Short problem:
Nothing after the line with "const fmt = (v: number)" belongs in the copy; extract the lines below from the top through that line, pictures left out.

Dataset section:
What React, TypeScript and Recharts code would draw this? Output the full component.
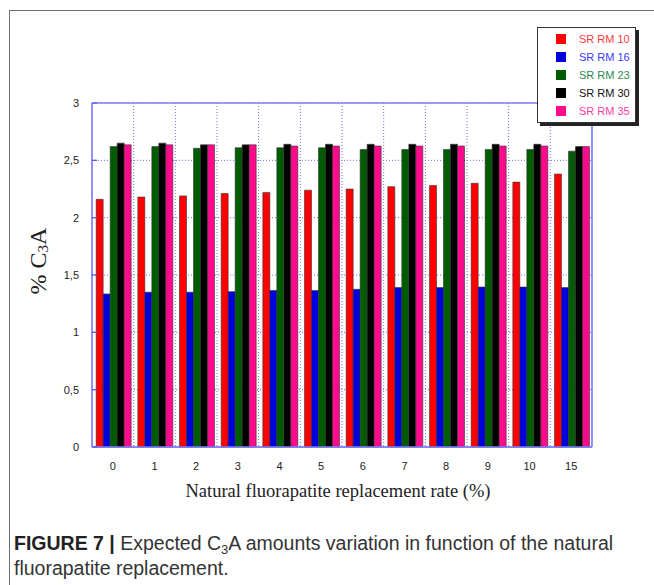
import React from 'react';
import { BarChart, Bar, XAxis, YAxis, CartesianGrid, Legend } from 'recharts';

const categories = ['0', '1', '2', '3', '4', '5', '6', '7', '8', '9', '10', '15'];
const srRm10 = [2.16, 2.18, 2.19, 2.21, 2.22, 2.24, 2.25, 2.27, 2.28, 2.3, 2.31, 2.38];
const srRm16 = [1.335, 1.35, 1.35, 1.355, 1.365, 1.365, 1.375, 1.39, 1.39, 1.395, 1.395, 1.39];
const srRm23 = [2.62, 2.62, 2.605, 2.61, 2.61, 2.61, 2.595, 2.595, 2.595, 2.595, 2.595, 2.58];
const srRm30 = [2.65, 2.65, 2.635, 2.635, 2.64, 2.64, 2.64, 2.64, 2.64, 2.64, 2.64, 2.62];
const srRm35 = [2.635, 2.635, 2.635, 2.635, 2.625, 2.625, 2.625, 2.625, 2.625, 2.625, 2.625, 2.62];
const seriesNames = ['SR RM 10', 'SR RM 16', 'SR RM 23', 'SR RM 30', 'SR RM 35'];
const seriesKeys = ['rm10', 'rm16', 'rm23', 'rm30', 'rm35'];
const yTicks = [0, 0.5, 1, 1.5, 2, 2.5, 3];

const barColors = ['#ff0000', '#0000dd', '#005c00', '#000000', '#ff0a8a'];
const legendTextColors = ['#ff3b3b', '#3b3bff', '#2a8a50', '#111111', '#ff3d9e'];
const GRID_BLUE = '#6e6eff';

const seriesValues = [srRm10, srRm16, srRm23, srRm30, srRm35];
const data = categories.map((cat, i) => {
  const row: Record<string, string | number> = { cat };
  seriesKeys.forEach((k, s) => {
    row[k] = seriesValues[s][i];
  });
  return row;
});

const fmt = (v: number) => String(v).replace('.', ',');

const renderLegend = () => (
  <div
    style={{
      width: 99,
      height: 96,
      boxSizing: 'border-box',
      border: '1px solid #333',
      boxShadow: '3px 3px 0 #222',
      background: '#fff',
      paddingTop: 2,
    }}
  >
    {seriesNames.map((name, i) => (
      <div key={name} style={{ display: 'flex', alignItems: 'center', height: 18 }}>
        <span
          style={{
            display: 'inline-block',
            width: 10,
            height: 10,
            marginLeft: 18,
            background: barColors[i],
          }}
        />
        <span
          style={{
            marginLeft: 13,
            fontFamily: '"Liberation Sans", Arial, sans-serif',
            fontSize: 11,
            color: legendTextColors[i],
          }}
        >
          {name}
        </span>
      </div>
    ))}
  </div>
);

const renderXLabel = (props: any) => {
  const vb = props.viewBox;
  return (
    <text
      x={vb.x + vb.width / 2 - 4}
      y={vb.y + 50}
      textAnchor="middle"
      fontFamily='"Liberation Serif", "Times New Roman", serif'
      fontSize={18.5}
      fill="#222"
    >
      Natural fluorapatite replacement rate (%)
    </text>
  );
};

const renderYLabel = (props: any) => {
  const vb = props.viewBox;
  const cx = vb.x + 6;
  const cy = vb.y + 158;
  return (
    <text
      x={cx}
      y={cy}
      transform={`rotate(-90 ${cx} ${cy})`}
      textAnchor="middle"
      dominantBaseline="central"
      fontFamily='"Liberation Serif", "Times New Roman", serif'
      fontSize={24}
      fill="#222"
    >
      % C
      <tspan fontSize={15} dy={5}>3</tspan>
      <tspan dy={-5}>A</tspan>
    </text>
  );
};

export default function App() {
  return (
    <div style={{ position: 'absolute', left: 0, top: 0, width: 654, height: 585, background: '#fff' }}>
      <div
        style={{
          position: 'absolute',
          left: 9,
          top: 10,
          right: 0,
          bottom: 0,
          borderLeft: '1px solid #707070',
          borderTop: '1px solid #707070',
        }}
      />
      <div style={{ position: 'absolute', left: 0, top: 0 }}>
        <BarChart
          width={654}
          height={585}
          data={data}
          margin={{ top: 103, right: 62, bottom: 78, left: 32 }}
          barCategoryGap="10%"
          barGap={0}
        >
          <CartesianGrid
            yAxisId="left"
            stroke={GRID_BLUE}
            strokeDasharray="1 2"
            verticalCoordinatesGenerator={({ offset }: any) =>
              categories.slice(1).map((_, i) => offset.left + ((i + 1) * offset.width) / categories.length)
            }
          />
          <CartesianGrid
            yAxisId="left"
            stroke="#8080ff"
            strokeWidth={1.3}
            verticalCoordinatesGenerator={({ offset }: any) => [offset.left, offset.left + offset.width]}
            horizontalCoordinatesGenerator={({ offset }: any) => [offset.top, offset.top + offset.height]}
          />
          <XAxis
            dataKey="cat"
            tickLine={false}
            axisLine={{ stroke: '#8080ff', strokeWidth: 1.3 }}
            tickSize={0}
            tickMargin={15}
            height={60}
            interval={0}
            tick={{ fill: '#222', fontSize: 11, fontFamily: '"Liberation Sans", Arial, sans-serif' }}
            label={renderXLabel}
          />
          <YAxis
            yAxisId="left"
            domain={[0, 3]}
            ticks={yTicks}
            interval={0}
            width={60}
            tickFormatter={fmt}
            axisLine={{ stroke: '#8080ff', strokeWidth: 1.3 }}
            tickLine={{ stroke: '#5a5aff', strokeWidth: 1.3 }}
            tickSize={-5}
            tickMargin={18}
            tick={{ fill: '#222', fontSize: 11, fontFamily: '"Liberation Sans", Arial, sans-serif' }}
            label={renderYLabel}
          />
          <YAxis
            yAxisId="right"
            orientation="right"
            mirror
            domain={[0, 3]}
            ticks={yTicks}
            interval={0}
            width={10}
            tick={false}
            axisLine={{ stroke: '#8080ff', strokeWidth: 1.3 }}
            tickLine={{ stroke: '#5a5aff', strokeWidth: 1.3 }}
            tickSize={5}
          />
          <Legend
            layout="vertical"
            align="center"
            verticalAlign="middle"
            wrapperStyle={{ left: 537, top: 27, width: 99, height: 96 }}
            content={renderLegend}
          />
          {seriesKeys.map((k, i) => (
            <Bar
              key={k}
              yAxisId="left"
              dataKey={k}
              name={seriesNames[i]}
              fill={barColors[i]}
              stroke="#333"
              strokeWidth={0.6}
              isAnimationActive={false}
            />
          ))}
        </BarChart>
      </div>
      <div
        style={{
          position: 'absolute',
          left: 14,
          top: 531,
          width: 636,
          fontFamily: '"Liberation Sans", Arial, sans-serif',
          fontSize: 19.5,
          lineHeight: '25px',
          color: '#333',
          whiteSpace: 'nowrap',
        }}
      >
        <b style={{ color: '#222' }}>FIGURE 7 |</b> Expected C
        <sub style={{ fontSize: 13, verticalAlign: '-4px', lineHeight: 0 }}>3</sub>A amounts variation in function of the natural
        <br />
        fluorapatite replacement.
      </div>
    </div>
  );
}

Written answer:
What React, TypeScript and Recharts code would draw this? Output the full component.
import React from 'react';
import { BarChart, Bar, XAxis, YAxis, CartesianGrid, Legend } from 'recharts';

const categories = ['0', '1', '2', '3', '4', '5', '6', '7', '8', '9', '10', '15'];
const srRm10 = [2.16, 2.18, 2.19, 2.21, 2.22, 2.24, 2.25, 2.27, 2.28, 2.3, 2.31, 2.38];
const srRm16 = [1.335, 1.35, 1.35, 1.355, 1.365, 1.365, 1.375, 1.39, 1.39, 1.395, 1.395, 1.39];
const srRm23 = [2.62, 2.62, 2.605, 2.61, 2.61, 2.61, 2.595, 2.595, 2.595, 2.595, 2.595, 2.58];
const srRm30 = [2.65, 2.65, 2.635, 2.635, 2.64, 2.64, 2.64, 2.64, 2.64, 2.64, 2.64, 2.62];
const srRm35 = [2.635, 2.635, 2.635, 2.635, 2.625, 2.625, 2.625, 2.625, 2.625, 2.625, 2.625, 2.62];
const seriesNames = ['SR RM 10', 'SR RM 16', 'SR RM 23', 'SR RM 30', 'SR RM 35'];
const seriesKeys = ['rm10', 'rm16', 'rm23', 'rm30', 'rm35'];
const yTicks = [0, 0.5, 1, 1.5, 2, 2.5, 3];

const barColors = ['#ff0000', '#0000dd', '#005c00', '#000000', '#ff0a8a'];
const legendTextColors = ['#ff3b3b', '#3b3bff', '#2a8a50', '#111111', '#ff3d9e'];
const GRID_BLUE = '#6e6eff';

const seriesValues = [srRm10, srRm16, srRm23, srRm30, srRm35];
const data = categories.map((cat, i) => {
  const row: Record<string, string | number> = { cat };
  seriesKeys.forEach((k, s) => {
    row[k] = seriesValues[s][i];
  });
  return row;
});

const fmt = (v: number) => String(v).replace('.', ',');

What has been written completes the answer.